The chief difference between a Glass addiction and a drug addiction, Doan points out, is that there is "nothing inherently bad about Google Glass." Indeed, the patient himself used the wearable technology to aid him in his work, and many others have noted the potential benefits of having Google Glass handy in the medical workplace, like for recording and streaming surgeries.
But by the same token, the mundanity and seemingly harmless nature of Google Glass and other technology are likely the source of their danger. Google Glass, Doan explains, allows you "to be almost constantly in the closet, while appearing like you’re present in the moment." This likely creates a skewed sense of reality and prevents addicted users from fully engaging with anything outside of their self-created Glass world.

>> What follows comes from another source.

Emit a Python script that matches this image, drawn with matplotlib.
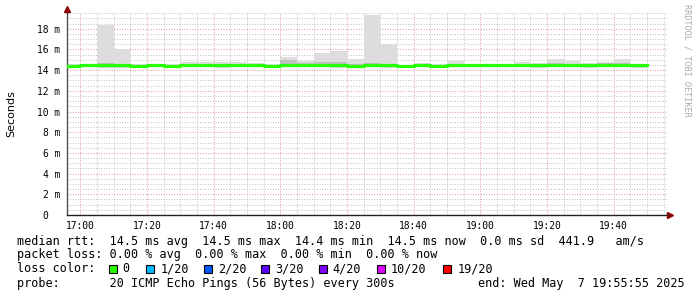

Happily, after completing his 35-day program, the patient exhibited "fewer withdrawal symptoms," and is currently participating in outpatient treatment. Doan writes in Addictive Behaviors that the serviceman "felt less irritable, was making fewer compulsive movements to his temple, and his short-term memory had improved," demonstrating that Google Glass or Internet addiction can likely be addressed using methods similar to those employed by doctors treating other drug and substance addictions.
Though this may seem like an isolated case, Doan believes that Glass addiction is only the first of many cases of Internet addiction that will soon emerge as people spend more time with and become increasingly attached to their technology. Last year, the first Internet addiction treatment center was opened in the United States in Bradford, Pennsylvania, and serves "those who have been unsuccessful overcoming the excessive use of the internet and electronic gaming on their own." While the American Psychiatric Association (APA) has yet to qualify Internet Addiction as a mental illness, the Bradford treatment center has developed a specific definition for the disorder that may soon change the APA's mind:
Internet Addiction is defined as any online-related, compulsive behavior which interferes with normal living and causes sever stress on family, friends, loved ones, and one’s work environment...The internet becomes the organizing principle of [their] lives. They are willing to sacrifice what they cherish most in order to preserve and continue their behavior.
Already, nearly 60 percent of Americans own Internet-connected smartphones, and according to a survey conducted earlier this year by Mashable and Nielsen, the average American adult spends 11 hours a day with some sort of electronic media. If you figure in about eight hours of sleep, that leaves only five hours every day during which we are not glued to some size of a screen or radio wave.
Moreover, the majority of Americans with smartphones make their electronic devices their number one priority, and according to a 2013 IDC report, 63 percent of smartphone users begin their day by checking their phones. Amongst 18 to 24-year-olds, this number is even greater — an astounding 79 percent of young adults immediately go to their phones upon waking up.
This is becoming a point of increasing concern for doctors and behavioral scientists. Daria Kuss, an Internet addiction specialist at Nottingham Trent University, told the Guardian that a technology addiction can be both an independent problem and lead to other problems. And while Internet addiction has yet to be formally recognized, alcoholism was not recognized as a disease until the late 1950's.
So if you start to feel a "heightened sense of euphoria while involved in computer and Internet activities," or that you are "neglecting sleep to stay online," it may be time to re-examine your relationship with technology, and step away from the Google Glass.